### Exercise prompt
Take every line from the material that has the word "React" in it.

>> Begin Data block

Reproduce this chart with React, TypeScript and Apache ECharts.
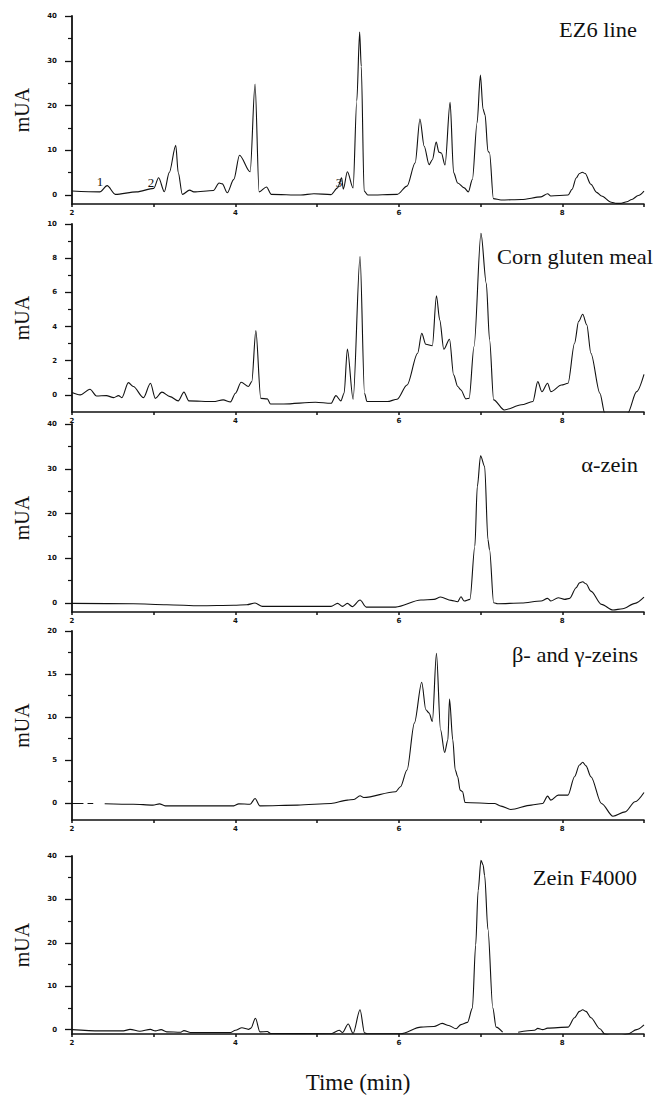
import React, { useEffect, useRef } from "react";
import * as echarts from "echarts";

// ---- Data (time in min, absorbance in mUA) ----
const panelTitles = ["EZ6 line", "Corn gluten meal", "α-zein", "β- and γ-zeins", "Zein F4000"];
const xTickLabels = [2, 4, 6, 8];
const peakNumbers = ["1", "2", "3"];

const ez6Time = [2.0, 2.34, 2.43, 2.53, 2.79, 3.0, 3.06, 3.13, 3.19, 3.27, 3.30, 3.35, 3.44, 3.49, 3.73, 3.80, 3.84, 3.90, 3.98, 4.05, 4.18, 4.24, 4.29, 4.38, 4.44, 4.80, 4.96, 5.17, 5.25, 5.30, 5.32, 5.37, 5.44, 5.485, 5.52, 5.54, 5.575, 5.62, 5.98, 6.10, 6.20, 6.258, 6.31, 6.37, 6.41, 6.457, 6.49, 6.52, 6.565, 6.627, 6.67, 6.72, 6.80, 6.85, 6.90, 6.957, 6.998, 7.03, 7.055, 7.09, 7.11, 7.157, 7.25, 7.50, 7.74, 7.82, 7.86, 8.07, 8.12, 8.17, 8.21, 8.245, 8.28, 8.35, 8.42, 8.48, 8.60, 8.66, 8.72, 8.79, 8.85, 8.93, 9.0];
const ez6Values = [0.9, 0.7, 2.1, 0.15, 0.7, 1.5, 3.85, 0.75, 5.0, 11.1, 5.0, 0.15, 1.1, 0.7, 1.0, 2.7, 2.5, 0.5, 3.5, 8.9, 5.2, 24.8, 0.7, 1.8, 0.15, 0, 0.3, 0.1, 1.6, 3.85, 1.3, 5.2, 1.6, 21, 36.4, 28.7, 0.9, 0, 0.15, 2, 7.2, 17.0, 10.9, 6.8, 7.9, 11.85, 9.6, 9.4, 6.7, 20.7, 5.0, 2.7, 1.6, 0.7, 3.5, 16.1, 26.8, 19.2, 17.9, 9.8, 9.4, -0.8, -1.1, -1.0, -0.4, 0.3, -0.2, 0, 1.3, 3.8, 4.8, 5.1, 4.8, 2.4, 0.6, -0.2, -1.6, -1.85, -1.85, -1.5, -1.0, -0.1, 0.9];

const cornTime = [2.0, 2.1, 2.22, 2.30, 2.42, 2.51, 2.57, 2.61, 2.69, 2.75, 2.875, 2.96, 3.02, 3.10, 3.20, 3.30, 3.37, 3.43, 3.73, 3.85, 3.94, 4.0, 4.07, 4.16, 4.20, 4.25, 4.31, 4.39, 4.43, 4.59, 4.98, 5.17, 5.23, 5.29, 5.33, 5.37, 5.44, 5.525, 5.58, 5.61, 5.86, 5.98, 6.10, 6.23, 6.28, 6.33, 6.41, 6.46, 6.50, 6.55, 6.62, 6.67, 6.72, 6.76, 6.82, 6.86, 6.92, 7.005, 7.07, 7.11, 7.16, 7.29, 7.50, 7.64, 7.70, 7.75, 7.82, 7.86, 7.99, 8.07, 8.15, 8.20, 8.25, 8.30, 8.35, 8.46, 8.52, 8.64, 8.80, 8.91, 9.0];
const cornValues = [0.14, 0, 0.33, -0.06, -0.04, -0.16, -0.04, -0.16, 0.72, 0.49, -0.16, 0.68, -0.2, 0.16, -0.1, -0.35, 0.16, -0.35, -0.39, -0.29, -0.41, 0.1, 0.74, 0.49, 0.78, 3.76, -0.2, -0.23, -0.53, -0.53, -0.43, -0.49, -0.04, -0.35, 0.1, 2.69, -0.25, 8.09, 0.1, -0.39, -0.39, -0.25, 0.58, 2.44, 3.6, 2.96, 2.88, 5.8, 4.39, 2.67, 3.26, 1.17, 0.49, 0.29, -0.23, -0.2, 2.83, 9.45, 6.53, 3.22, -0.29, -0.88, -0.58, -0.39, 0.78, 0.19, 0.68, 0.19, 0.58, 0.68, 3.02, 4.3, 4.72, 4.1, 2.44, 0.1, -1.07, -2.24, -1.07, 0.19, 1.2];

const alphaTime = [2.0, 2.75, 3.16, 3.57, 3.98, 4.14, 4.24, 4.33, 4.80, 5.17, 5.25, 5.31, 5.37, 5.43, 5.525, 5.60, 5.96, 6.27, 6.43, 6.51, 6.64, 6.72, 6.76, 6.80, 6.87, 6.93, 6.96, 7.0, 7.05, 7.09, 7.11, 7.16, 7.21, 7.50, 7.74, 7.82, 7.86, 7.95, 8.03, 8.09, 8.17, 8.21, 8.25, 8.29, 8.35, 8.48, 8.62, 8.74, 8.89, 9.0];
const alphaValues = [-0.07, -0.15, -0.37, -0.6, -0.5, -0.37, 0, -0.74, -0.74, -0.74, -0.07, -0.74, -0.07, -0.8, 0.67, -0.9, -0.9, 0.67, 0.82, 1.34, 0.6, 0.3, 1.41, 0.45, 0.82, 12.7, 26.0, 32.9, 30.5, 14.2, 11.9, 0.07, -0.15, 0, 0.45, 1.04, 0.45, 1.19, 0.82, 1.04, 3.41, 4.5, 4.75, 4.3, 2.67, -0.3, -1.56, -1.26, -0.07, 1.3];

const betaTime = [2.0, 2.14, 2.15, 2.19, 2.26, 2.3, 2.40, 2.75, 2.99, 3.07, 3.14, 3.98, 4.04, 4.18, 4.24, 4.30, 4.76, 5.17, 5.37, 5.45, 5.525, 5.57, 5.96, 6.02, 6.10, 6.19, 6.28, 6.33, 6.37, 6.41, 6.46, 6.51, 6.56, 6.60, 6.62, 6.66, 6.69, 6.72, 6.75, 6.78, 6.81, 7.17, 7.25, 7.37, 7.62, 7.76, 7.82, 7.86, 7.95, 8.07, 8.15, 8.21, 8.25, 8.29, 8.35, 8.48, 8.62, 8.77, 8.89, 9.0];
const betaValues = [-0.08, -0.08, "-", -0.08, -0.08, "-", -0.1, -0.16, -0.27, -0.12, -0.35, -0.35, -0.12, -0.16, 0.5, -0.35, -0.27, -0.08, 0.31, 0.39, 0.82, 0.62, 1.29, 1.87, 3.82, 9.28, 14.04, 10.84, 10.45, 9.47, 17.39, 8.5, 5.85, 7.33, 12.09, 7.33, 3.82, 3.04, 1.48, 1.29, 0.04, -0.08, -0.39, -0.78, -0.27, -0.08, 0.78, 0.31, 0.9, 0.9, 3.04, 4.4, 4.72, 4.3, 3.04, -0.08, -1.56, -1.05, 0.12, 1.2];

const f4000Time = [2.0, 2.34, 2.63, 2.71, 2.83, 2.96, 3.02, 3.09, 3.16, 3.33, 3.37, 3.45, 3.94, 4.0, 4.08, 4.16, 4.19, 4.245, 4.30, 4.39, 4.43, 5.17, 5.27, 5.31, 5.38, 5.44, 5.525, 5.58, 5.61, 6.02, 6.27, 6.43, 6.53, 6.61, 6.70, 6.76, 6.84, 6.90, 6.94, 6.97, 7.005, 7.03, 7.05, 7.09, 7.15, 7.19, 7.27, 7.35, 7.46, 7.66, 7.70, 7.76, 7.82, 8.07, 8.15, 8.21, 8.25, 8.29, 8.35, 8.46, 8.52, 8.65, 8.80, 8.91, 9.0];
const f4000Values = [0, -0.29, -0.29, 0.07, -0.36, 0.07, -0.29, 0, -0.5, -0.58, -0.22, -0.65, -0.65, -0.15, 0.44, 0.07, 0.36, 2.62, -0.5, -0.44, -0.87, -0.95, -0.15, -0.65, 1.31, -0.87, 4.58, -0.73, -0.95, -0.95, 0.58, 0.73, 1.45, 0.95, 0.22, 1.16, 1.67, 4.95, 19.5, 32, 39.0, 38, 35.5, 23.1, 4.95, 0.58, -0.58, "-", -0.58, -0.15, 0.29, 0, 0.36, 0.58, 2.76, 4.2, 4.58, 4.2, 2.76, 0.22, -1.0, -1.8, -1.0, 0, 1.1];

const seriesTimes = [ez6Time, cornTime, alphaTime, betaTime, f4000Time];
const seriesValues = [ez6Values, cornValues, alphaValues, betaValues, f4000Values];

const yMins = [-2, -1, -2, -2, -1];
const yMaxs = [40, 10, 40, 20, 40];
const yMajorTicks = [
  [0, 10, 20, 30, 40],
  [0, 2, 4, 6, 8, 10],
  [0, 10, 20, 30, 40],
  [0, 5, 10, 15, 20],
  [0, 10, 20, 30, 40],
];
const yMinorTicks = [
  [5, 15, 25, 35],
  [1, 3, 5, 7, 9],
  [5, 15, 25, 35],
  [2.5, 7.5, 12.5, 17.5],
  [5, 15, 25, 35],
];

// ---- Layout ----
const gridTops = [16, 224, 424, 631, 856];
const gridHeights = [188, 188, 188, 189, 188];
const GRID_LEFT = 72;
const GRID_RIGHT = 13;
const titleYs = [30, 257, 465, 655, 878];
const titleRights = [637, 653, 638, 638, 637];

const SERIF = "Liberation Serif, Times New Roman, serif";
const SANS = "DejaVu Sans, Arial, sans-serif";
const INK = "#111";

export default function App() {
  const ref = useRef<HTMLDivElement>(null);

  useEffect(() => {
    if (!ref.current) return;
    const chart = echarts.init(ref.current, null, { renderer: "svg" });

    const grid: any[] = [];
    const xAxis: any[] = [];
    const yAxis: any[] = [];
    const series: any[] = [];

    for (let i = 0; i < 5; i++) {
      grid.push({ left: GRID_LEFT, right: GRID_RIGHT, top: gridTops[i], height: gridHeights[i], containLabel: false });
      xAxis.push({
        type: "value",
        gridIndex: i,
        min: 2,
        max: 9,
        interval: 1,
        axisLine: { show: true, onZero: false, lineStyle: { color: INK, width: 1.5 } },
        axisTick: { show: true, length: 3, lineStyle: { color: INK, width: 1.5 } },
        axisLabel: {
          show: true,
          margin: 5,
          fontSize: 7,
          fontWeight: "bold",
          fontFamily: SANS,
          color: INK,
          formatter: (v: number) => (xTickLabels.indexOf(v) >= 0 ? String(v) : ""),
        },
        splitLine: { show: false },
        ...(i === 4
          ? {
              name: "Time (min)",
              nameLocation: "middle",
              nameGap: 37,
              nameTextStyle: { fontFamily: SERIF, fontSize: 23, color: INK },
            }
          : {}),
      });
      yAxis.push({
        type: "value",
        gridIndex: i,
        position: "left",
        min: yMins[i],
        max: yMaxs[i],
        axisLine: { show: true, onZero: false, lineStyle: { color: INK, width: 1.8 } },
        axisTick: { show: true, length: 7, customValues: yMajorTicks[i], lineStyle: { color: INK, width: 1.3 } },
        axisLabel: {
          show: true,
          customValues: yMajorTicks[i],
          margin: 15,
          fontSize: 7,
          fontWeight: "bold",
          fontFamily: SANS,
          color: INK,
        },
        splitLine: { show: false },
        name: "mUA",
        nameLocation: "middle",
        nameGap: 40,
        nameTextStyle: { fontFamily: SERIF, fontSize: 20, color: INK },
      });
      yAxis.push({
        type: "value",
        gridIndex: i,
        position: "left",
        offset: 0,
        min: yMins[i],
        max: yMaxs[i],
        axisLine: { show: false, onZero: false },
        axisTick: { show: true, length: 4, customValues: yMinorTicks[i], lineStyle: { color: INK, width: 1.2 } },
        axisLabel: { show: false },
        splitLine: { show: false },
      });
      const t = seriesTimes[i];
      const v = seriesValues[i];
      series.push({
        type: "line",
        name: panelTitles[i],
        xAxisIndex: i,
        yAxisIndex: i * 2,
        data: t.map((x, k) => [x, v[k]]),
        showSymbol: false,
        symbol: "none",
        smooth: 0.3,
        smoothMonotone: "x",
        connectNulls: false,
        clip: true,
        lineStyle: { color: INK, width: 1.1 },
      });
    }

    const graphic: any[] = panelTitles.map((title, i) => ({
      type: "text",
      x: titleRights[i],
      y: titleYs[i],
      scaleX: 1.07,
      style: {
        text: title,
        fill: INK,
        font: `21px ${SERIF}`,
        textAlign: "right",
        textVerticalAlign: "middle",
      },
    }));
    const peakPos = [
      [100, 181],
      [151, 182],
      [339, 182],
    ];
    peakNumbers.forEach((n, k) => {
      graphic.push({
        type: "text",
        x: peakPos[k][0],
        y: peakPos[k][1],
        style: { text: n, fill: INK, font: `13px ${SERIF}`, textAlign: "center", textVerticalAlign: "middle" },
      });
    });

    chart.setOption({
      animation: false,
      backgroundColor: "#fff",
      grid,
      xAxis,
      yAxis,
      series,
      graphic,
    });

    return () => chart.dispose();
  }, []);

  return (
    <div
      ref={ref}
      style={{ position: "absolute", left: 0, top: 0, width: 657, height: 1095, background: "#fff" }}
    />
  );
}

>> End Data block

### Answer to this problem
Reproduce this chart with React, TypeScript and Apache ECharts.
import React, { useEffect, useRef } from "react";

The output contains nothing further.